In this article I have demonstrated that “TF-IDF”-values can be calculated almost directly from the output of a tokenizer like the Keras Tokenizer. Such a “manual” calculation by one’s own coded instructions is preferable in comparison to e.g. a Keras based vectorization run in “tf-idf”-mode when both the number of texts and the vocabulary of your text corpus are huge. “tf-idf”-word-vectors may easily get a length of more than a million words with reasonably complex text ensembles. This poses RAM problems on many PC-based systems.

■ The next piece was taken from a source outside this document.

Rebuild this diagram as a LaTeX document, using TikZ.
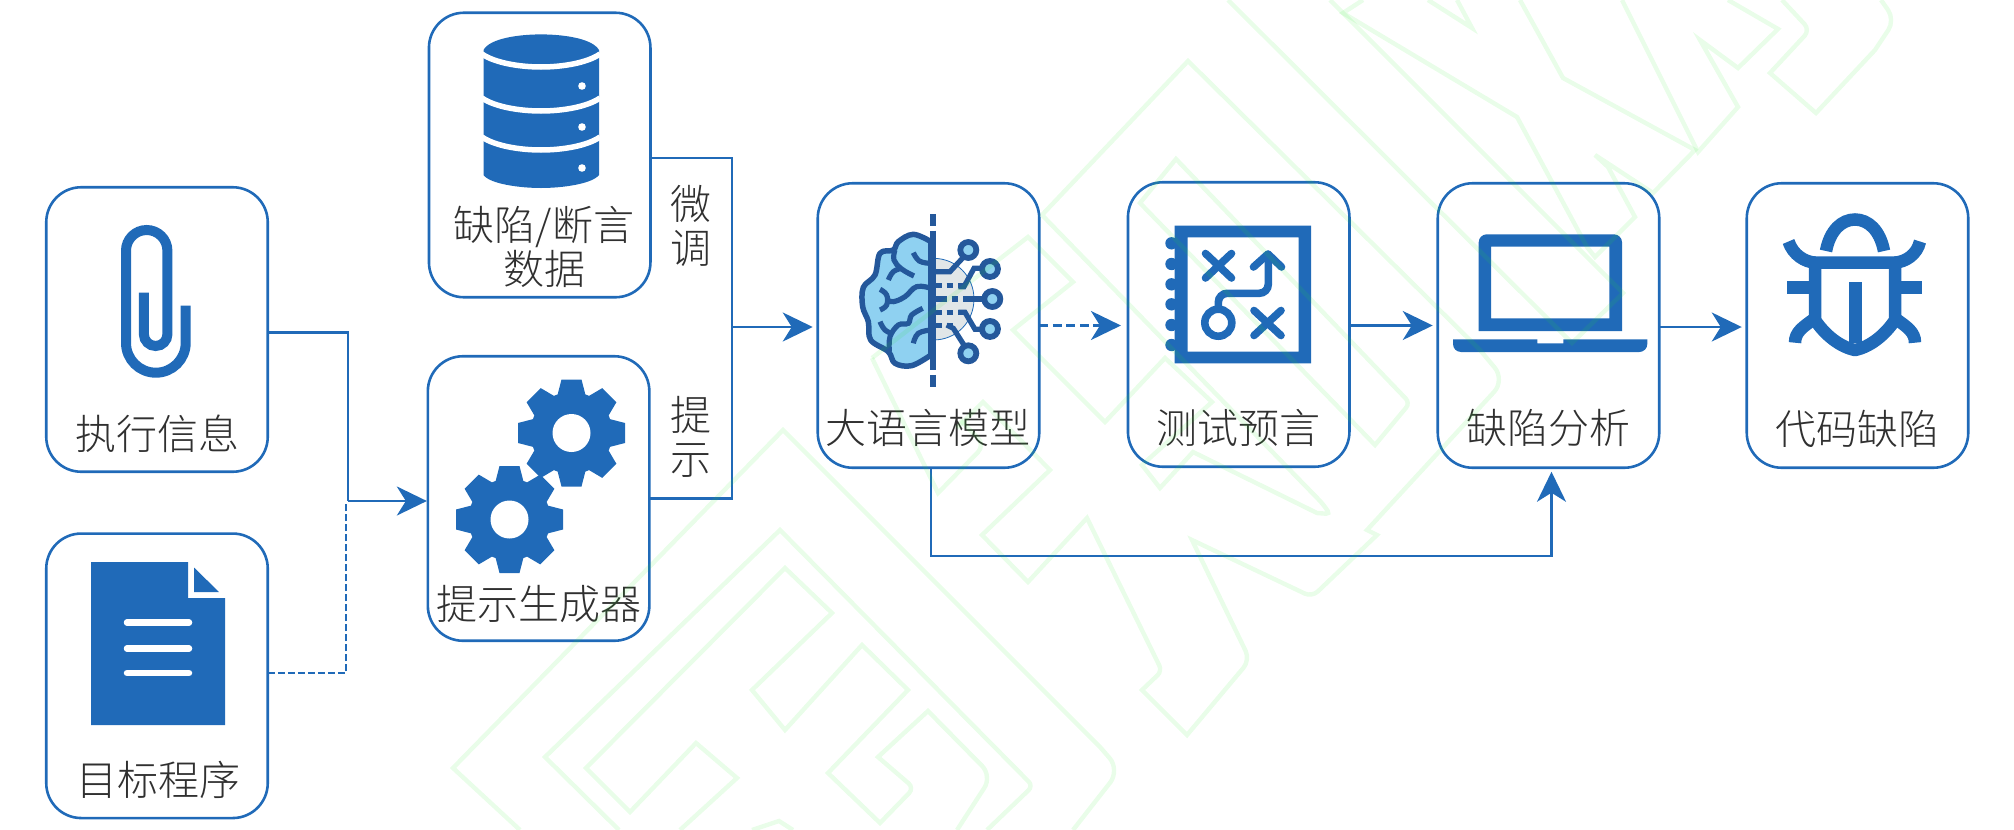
\documentclass[tikz,border=0pt]{standalone}
\usepackage{fontspec}
\usetikzlibrary{arrows.meta,calc}
\newfontfamily\cjk{Noto Sans CJK SC Light}
\definecolor{iconblue}{HTML}{206AB8}
\definecolor{linkblue}{HTML}{206AB8}
\definecolor{braindark}{HTML}{24589B}
\definecolor{brainlight}{HTML}{8FD1F1}
\definecolor{braingrey}{HTML}{E1E6E8}
\definecolor{wm}{RGB}{35,235,35}
\definecolor{txt}{HTML}{303030}
\tikzset{
  panel/.style={draw=linkblue,line width=2.6pt,rounded corners=35pt,minimum width=221.5pt,minimum height=284.5pt,inner sep=0pt,outer sep=0pt},
  captext/.style={font=\cjk\fontsize{41}{44}\selectfont,text=txt,inner sep=0pt,align=center},
  conn/.style={draw=linkblue,line width=2.5pt},
  flow/.style={conn,-{Stealth[length=30pt,width=29pt,inset=9pt]}},
  dashline/.style={dash pattern=on 9pt off 4.5pt},
  shortdash/.style={dash pattern=on 7pt off 3pt},
  wmline/.style={draw=wm,draw opacity=.1,line width=4.4pt,line join=miter},
  wire/.style={draw=braindark,line width=5.2pt},
}
\newcommand\gearicon[2]{\begin{scope}[shift={(#1,#2)}]
  \fill[iconblue] (0,0) circle[radius=41];
  \foreach \a in {0,45,...,315}{\fill[iconblue,rotate=\a] (-14,-38)--(-10,-53.5)--(10,-53.5)--(14,-38)--cycle;}
  \fill[white] (0,0) circle[radius=19];
\end{scope}}
\begin{document}
\begin{tikzpicture}[x=1pt,y=-1pt]
\useasboundingbox (0,0) rectangle (2014,830);
% panels
\node[panel] (exec) at (157,329.5) {};
\node[panel] (target) at (157,675.8) {};
\node[panel] (data) at (539.7,155) {};
\node[panel] (prompt) at (538.6,498.5) {};
\node[panel] (llm) at (928.5,325.5) {};
\node[panel] (oracle) at (1238.7,324.5) {};
\node[panel] (analysis) at (1548.5,325.5) {};
\node[panel] (bug) at (1857.5,325.5) {};
% captions
\node[captext] (t1) at (157,434) {执行信息};
\node[captext] (t2) at (158.5,780) {目标程序};
\node[captext] (t3) at (544,247) {缺陷/断言\\数据};
\node[captext] (t4) at (539,604) {提示生成器};
\node[captext] (t5) at (928,428) {大语言模型};
\node[captext] (t6) at (1238,428) {测试预言};
\node[captext] (t7) at (1548.5,428) {缺陷分析};
\node[captext] (t8) at (1857,429) {代码缺陷};
\node[captext] (t9) at (691,226) {微\\调};
\node[captext] (t10) at (691,437) {提\\示};
% paper clip
\draw[iconblue,line width=10pt] (143.9,292.7) [rounded corners=11.7pt] -- (143.9,346) -- (167.4,346) [rounded corners=20.7pt] -- (167.4,230) -- (126,230) [rounded corners=29.8pt] -- (126,372.7) -- (185.7,372.7) [sharp corners] -- (185.7,305.5);
% document
\fill[iconblue] (91,562)--(188,562)--(188,598)--(225,598)--(225,725)--(91,725)--cycle;
\fill[iconblue] (194,567.5)--(219,592)--(194,592)--cycle;
\foreach \yy in {622.5,648.5,673}{\draw[white,line width=6.5pt,line cap=round] (127,\yy)--(189,\yy);}
% database
\fill[iconblue] (483.5,50) -- (483.5,175) .. controls (490,184) and (520,188) .. (541,188) .. controls (562,188) and (592,184) .. (599,175) -- (599,50) .. controls (592,38) and (562,34.4) .. (541,34.4) .. controls (520,34.4) and (490,38) .. (483.5,50) -- cycle;
\foreach \yy in {54,98,137}{\draw[white,line width=5.5pt] (482,\yy) .. controls (495,\yy+9) and (520,\yy+13) .. (541,\yy+13) .. controls (562,\yy+13) and (587,\yy+9) .. (600,\yy);}
\foreach \yy in {86,127,168}{\fill[white] (582,\yy) circle[radius=3.8];}
% gears
\gearicon{571.5}{433}
\gearicon{509.5}{519.5}
% brain
\begin{scope}[shift={(830,200)},x=.3333pt,y=-.3333pt]
  \fill[braingrey] (310,175) .. controls (380,175) and (432,230) .. (432,297) .. controls (432,365) and (380,420) .. (310,420) -- cycle;
  \draw[draw=linkblue,line width=.8pt] (310,175) .. controls (380,175) and (432,230) .. (432,297) .. controls (432,365) and (380,420) .. (310,420);
  \draw[draw=braindark,fill=brainlight,line width=5.5pt,line join=round] plot[smooth,tension=.6] coordinates {(303,125)(250,103)(205,125)(190,150)(150,160)(135,225)(100,262)(98,320)(115,365)(122,420)(175,455)(195,490)(245,497)(303,465)} -- cycle;
  \draw[wire] plot[smooth,tension=.7] coordinates {(250,158)(268,183)(300,190)};
  \draw[wire] plot[smooth,tension=.7] coordinates {(195,150)(192,180)(215,207)(252,228)};
  \draw[wire] plot[smooth,tension=.7] coordinates {(175,240)(190,215)(215,205)};
  \draw[wire] plot[smooth,tension=.7] coordinates {(303,265)(260,260)(225,290)(190,305)(170,298)};
  \draw[wire] plot[smooth,tension=.7] coordinates {(150,268)(170,285)(170,315)(150,330)};
  \draw[wire] plot[smooth,tension=.7] coordinates {(150,365)(165,390)(190,402)};
  \draw[wire] plot[smooth,tension=.6] coordinates {(278,325)(245,345)(235,370)(205,375)(180,410)(178,455)};
  \draw[wire] plot[smooth,tension=.7] coordinates {(250,430)(265,400)(303,390)};
  \draw[draw=braindark,line width=6pt] (310,92)--(310,510) (310,42)--(310,77) (310,525)--(310,560);
  \draw[wire] (318,215)--(360,215)--(400,172);
  \draw[wire] (385,260)--(402,260)--(432,205)--(460,205);
  \draw[wire] (400,297)--(465,297);
  \draw[wire] (385,337)--(405,337)--(435,388)--(460,388);
  \draw[wire] (350,375)--(370,385)--(405,440);
  \draw[wire] (318,257)--(335,257) (350,257)--(368,257) (385,257)--(402,257);
  \draw[wire] (318,297)--(352,297) (365,297)--(385,297);
  \draw[wire] (318,337)--(335,337) (350,337)--(368,337) (385,337)--(402,337);
  \draw[wire] (318,377)--(335,377) (350,377)--(370,377);
  \foreach \cx/\cy in {415/150,480/207,487/297,480/387,415/460}{\draw[draw=braindark,fill=brainlight,line width=5.8pt] (\cx,\cy) circle[radius=24];}
\end{scope}
% oracle icon
\foreach \yy in {243.3,264,284.3,304.3,325,345}{\fill[iconblue] (1171.5,\yy) circle[radius=6.2];}
\fill[iconblue,even odd rule] (1174.6,225.7) rectangle (1311,363.3) (1187.6,237.3) rectangle (1298.6,351.7);
\begin{scope}[line width=7.6pt,line cap=round]
  \draw[iconblue] (1205.5,253.5)--(1231.5,278) (1231.5,253.5)--(1205.5,278);
  \draw[iconblue] (1254,310.5)--(1281,335.5) (1281,310.5)--(1254,335.5);
  \draw[iconblue,line join=round] (1253.5,267)--(1268,254)--(1281.5,267);
  \draw[iconblue] (1218.3,308) [rounded corners=9pt] -- (1218.3,293.3) -- (1268.3,293.3) [sharp corners] -- (1268.3,255);
  \draw[iconblue] (1218.3,322.7) circle[radius=13.5];
\end{scope}
% laptop
\fill[iconblue,even odd rule] (1478.7,331) [rounded corners=8pt] -- (1478.7,234.3) -- (1622,234.3) [sharp corners] -- (1622,331) -- cycle (1491,246.7) rectangle (1609.3,318.3);
\fill[iconblue] (1453,339.3) -- (1537.3,339.3) -- (1537.3,343.3) -- (1563.3,343.3) -- (1563.3,339.3) -- (1647.3,339.3) [rounded corners=8pt] -- (1647.3,352) -- (1453,352) [sharp corners] -- cycle;
% bug
\begin{scope}[line width=12.5pt]
  \draw[iconblue] (1826,251) .. controls (1830,230) and (1842,219.5) .. (1855,219.5) .. controls (1868,219.5) and (1880,230) .. (1884,251);
  \draw[iconblue,line join=round] (1815,262.6) -- (1895,262.6) -- (1895,320) .. controls (1885,335) and (1870,347) .. (1855,350) .. controls (1840,347) and (1825,335) .. (1815,320) -- cycle;
  \draw[iconblue] (1855.5,282.3)--(1855.5,343);
  \draw[iconblue] (1788.5,241.5) .. controls (1793,255) and (1805,262) .. (1815,262.6);
  \draw[iconblue] (1920,241.5) .. controls (1917,255) and (1905,262) .. (1895,262.6);
  \draw[iconblue] (1787,287.3)--(1815,287.3) (1895,287.3)--(1922,287.3);
  \draw[iconblue] (1814,319) .. controls (1803,327) and (1795,332) .. (1795,342.7);
  \draw[iconblue] (1896,319) .. controls (1907,327) and (1915,332) .. (1915,342.7);
\end{scope}
% connectors
\coordinate (j1) at (348,501);
\coordinate (j3) at (346,503);
\coordinate (j2) at (732,327);
\draw[conn] ([yshift=-3pt]exec.east) -| (j1);
\draw[conn,shortdash] ([yshift=2.8pt]target.east) -| (j3);
\draw[flow,shorten >=1pt] (j1) -- (j1 -| prompt.west);
\draw[conn] ([yshift=-3pt]data.east) -| (j2) |- (prompt.east);
\draw[flow,shorten >=5pt] (j2) -- (j2 -| llm.west);
\draw[flow,dashline,shorten >=7pt] (llm.east) -- (llm.east -| oracle.west);
\draw[flow,shorten >=5pt] (oracle.east |- llm.east) -- (analysis.west);
\draw[flow,shorten >=5pt] ([yshift=-1.5pt]analysis.east) -- ([yshift=-1.5pt]bug.west);
\draw[flow,shorten >=4pt] ([xshift=2.5pt]llm.south) -- ++(0,88) -| ([xshift=3pt]analysis.south);
% watermark
\draw[wmline] (520,830)--(453,768)--(783,430)--(1100,747) [rounded corners=16pt] --(1120,770)--(1073,830);
\draw[wmline] (619,830)--(545,757)--(780,530) [rounded corners=6pt] --(1033,786) [sharp corners] --(987,830);
\draw[wmline] (680,830)--(737,778)--(696,743)--(630,812)--(586,768)--(785,568)--(832,613)--(752,690)--(785,730)--(862,645)--(908,690)--(828,773)--(880,823) [rounded corners=7pt] --(914,788) [sharp corners] --(878,757)--(928,711) [rounded corners=14pt] --(992,776) [sharp corners] --(957,830);
\draw[wmline] (752,830)--(779,821)--(793,830);
\draw[wmline] (872,358)--(1028,237)--(1073,282)--(1013,330)--(1105,422)--(1165,358)--(1212,402)--(1142,465)--(1160,488)--(1193,452)--(1317,513) [rounded corners=4pt] --(1330,514)--(1322,503) [sharp corners] --(1042,215)--(1188,61)--(1480,350) [rounded corners=16pt] --(1505,380) [sharp corners] --(1367,530)--(1377,535) [rounded corners=8pt] --(1312,597) [sharp corners] --(1192,540) [rounded corners=10pt] --(1250,660) [sharp corners] --(1187,735)--(1142,690) [rounded corners=6pt] --(1162,671) [sharp corners] --(1087,518)--(1028,582)--(982,535)--(1050,470)--(983,402)--(957,428);
\draw[wmline] (872,358)--(938,493) [rounded corners=10pt] --(985,445) [sharp corners] --(960,420);
\draw[wmline] (1176,159)--(1140,203)--(1375,445) [rounded corners=6pt] --(1410,403) [sharp corners] --cycle;
\draw[wmline] (1228,0)--(1572,343)--(1623,293)--(1330,0);
\draw[wmline] (1363,0)--(1343,13)--(1517,117)--(1587,247)--(1595,257)--(1635,217)--(1608,167)--(1595,155)--(1653,193)--(1695,150)--(1563,78)--(1520,0);
\draw[wmline] (1622,0)--(1698,152)--(1738,107)--(1700,40)--(1738,68)--(1778,29)--(1728,0);
\draw[wmline] (1428,0)--(1472,28)--(1457,0);
\draw[wmline] (1782,0) [rounded corners=8pt] --(1810,30) [sharp corners] --(1770,73)--(1816,113)--(1875,50) [rounded corners=12pt] --(1895,20) [sharp corners] --(1881,0);
\end{tikzpicture}
\end{document}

With TF-IDF-values calculated by your code functions you will get a measure for the significance of words or tokens within a reasonable CPU time and without any RAM problems. The evaluated “TF-IDF”- values may afterward help you to shorten your texts in a well founded and reasonable way before you vectorize your texts, i.e. ahead of applying advanced ML-algorithms.

Formulas for TF-IDF values used in the literature and various NLP tool-kits or frameworks do differ with respect to both for the TF-terms and the IDF-terms. You should be aware of this fact and choose one of the formulas given above carefully. You should also specify the formula used during your text analysis work when presenting results to your customers.